You’d think that kind of thing would hurt a candidate even in a rough-edged place like the Philippines. Duterte beat his nearest rival in a crowded field by almost two to one.
After the Australian ambassador in Manila complained on Twitter that Duterte’s rape joke was “unacceptable,” Duterte, who is nothing if not thin-skinned, lashed out at her and his followers flooded Australia’s website with abuse.
Ring a bell?
Until now, the best model for understanding Trump — who sends the rational groping for metaphors trying to make sense of him — has been Silvio Berlusconi, the media billionaire who became Italy’s prime minister by dangling big promises but providing corruption and sex scandals. The economy cratered, and he was sent to prison.
Others compare Trump to Hitler. There is an undeniable similarity between the two: both excite their followers into sieg heiling frenzies. Both climbed on the tiger of nationalism and racial hate and dug in their spurs. We saw where that took Hitler. With Trump, well, who knows?
But the Hitler comparison is so overdone, I’m reluctant to join the chorus, if only because of that variant of Godwin’s Law decreeing that anyone who invokes the Nazi leader has just lost the argument.
Thus Duterte is a better cautionary tale. Not as shopworn.
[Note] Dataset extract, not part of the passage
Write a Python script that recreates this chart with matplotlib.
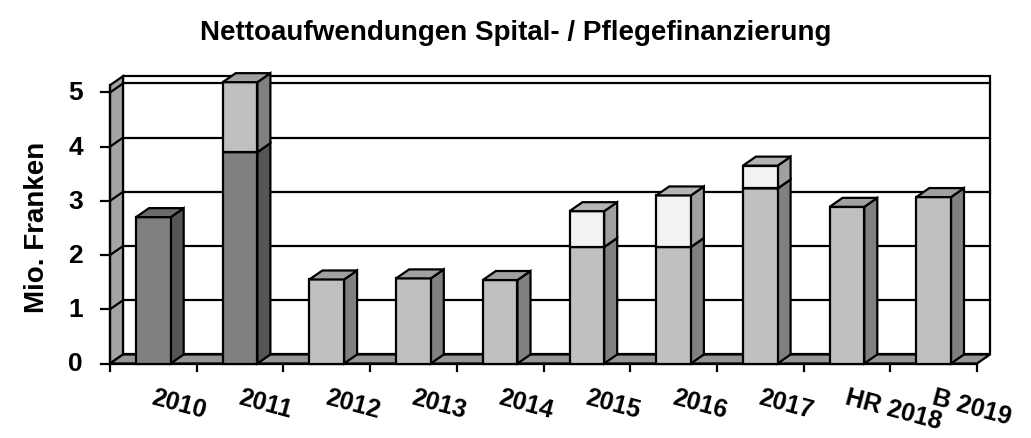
import matplotlib
matplotlib.use("Agg")
import matplotlib.pyplot as plt
from matplotlib.patches import Polygon
from matplotlib.transforms import offset_copy
import numpy as np

plt.rcParams['font.family'] = ['Liberation Sans', 'DejaVu Sans']
plt.rcParams['font.weight'] = 'bold'

years = ["2010", "2011", "2012", "2013", "2014", "2015", "2016", "2017", "HR 2018", "B 2019"]
# three stacked series (Mio. Franken)
dark = [2.70, 3.90, 0, 0, 0, 0, 0, 0, 0, 0]
mid = [0, 1.29, 1.55, 1.57, 1.54, 2.15, 2.15, 3.23, 2.89, 3.07]
pale = [0, 0, 0, 0, 0, 0.66, 0.95, 0.42, 0, 0]

# face colours: front, side, top
colours = [
    ("#808080", "#555555", "#6a6a6a"),
    ("#c0c0c0", "#808080", "#a0a0a0"),
    ("#f2f2f2", "#a0a0a0", "#b4b4b4"),
]

W, H = 1031, 439
fig = plt.figure(figsize=(W / 100, H / 100), dpi=100)
ax = fig.add_axes([110 / W, (H - 364.5) / H, 867 / W, 287.3 / H])
ax.set_xlim(0, 10)
ax.set_ylim(0, 5.3)
ax.axis("off")

dx, dy = 13 / 86.7, 9 / 54.2   # depth offset in data units
top = 5.3
lw = 1.6

def poly(pts, fc, z):
    ax.add_patch(Polygon(pts, closed=True, facecolor=fc, edgecolor="black",
                         linewidth=lw, zorder=z, clip_on=False, joinstyle="miter"))

# walls and floor
poly([(dx, dy), (10 + dx, dy), (10 + dx, top), (dx, top)], "white", 1)
poly([(0, 0), (dx, dy), (dx, top), (0, top - dy)], "#a4a4a4", 1)
poly([(0, 0), (10, 0), (10 + dx, dy), (dx, dy)], "#969696", 1)

for v in range(1, 6):
    ax.plot([dx, 10 + dx], [v + dy, v + dy], color="black", lw=lw, zorder=2, clip_on=False)
    ax.plot([0, dx], [v, v + dy], color="black", lw=lw, zorder=2, clip_on=False)

# axes lines and ticks
ax.plot([0, 0], [0, top - dy], color="black", lw=lw, zorder=3, clip_on=False)
ax.plot([0, 10], [0, 0], color="black", lw=lw, zorder=3, clip_on=False)
tk = 9 / 86.7
ytr = offset_copy(ax.transData, fig=fig, x=-27, y=0, units="dots")
for v in range(0, 6):
    ax.plot([-tk, 0], [v, v], color="black", lw=lw, clip_on=False)
    ax.text(0, v, str(v), transform=ytr, ha="right", va="center", fontsize=19, fontweight="bold")
for i in range(11):
    ax.plot([i, i], [0, -7 / 54.2], color="black", lw=lw, clip_on=False)

# bars
bw = 0.2
z = 5
for i in range(len(years)):
    c = i + 0.5
    base = 0
    for vals, (fc, sc, tc) in zip([dark, mid, pale], colours):
        v = vals[i]
        if v <= 0:
            continue
        t = base + v
        poly([(c + bw, base), (c + bw + dx, base + dy), (c + bw + dx, t + dy), (c + bw, t)], sc, z)
        poly([(c - bw, base), (c + bw, base), (c + bw, t), (c - bw, t)], fc, z + 1)
        poly([(c - bw, t), (c - bw + dx, t + dy), (c + bw + dx, t + dy), (c + bw, t)], tc, z + 1)
        z += 2
        base = t

lab_tr = offset_copy(ax.transData, fig=fig, x=2, y=-21, units="dots")
for i, name in enumerate(years):
    ax.text(i + 0.5, 0, name, transform=lab_tr, rotation=-15, rotation_mode="anchor",
            ha="left", va="top", fontsize=18, fontweight="bold")

fig.text(516 / W, 1 - 33 / H, "Nettoaufwendungen Spital- / Pflegefinanzierung",
         ha="center", va="center", fontsize=20, fontweight="bold")
fig.text(37 / W, 1 - 227 / H, "Mio. Franken", rotation=90, ha="center", va="center",
         fontsize=20, fontweight="bold")

fig.savefig("out.png", dpi=100)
He has Trump’s what’ll-come-out-of-his-mouth-next? quality. On Monday, Duterte held his first press conference since becoming the president-elect, and announced he would re-instate the death penalty, dormant in the Philippines for a decade. Not just the regular boring old death penalty, but a new version: murderers, robbers and rapists will be hanged twice.
“After the first hanging, there will be another ceremony for the second time until the head is completely severed from the body,” Duterte said on live television.
Not that I expect Trump to start hanging people — unless he does. That’s the beauty of his candidacy. You never know what he’ll do. Trump could turn out to be a liberal Democrat; he has been before.
There is one more parallel with the Philippines. There, up to 80 percent of the politicians are connected to a handful of political dynasties. Filipino voters call traditional politicians “trapos,” a pun on the Tagalog term for “cleaning rags.” They like Duterte either because of his belligerent babble or in spite of it. They admire his toughness and accept the rest. If Trump wins — and only a fool would discount the possibility — it will be for the same reason. People have been trained to hate and fear the government and chewed up by the grinding gears of the big bank economy. Hillary Clinton represents both.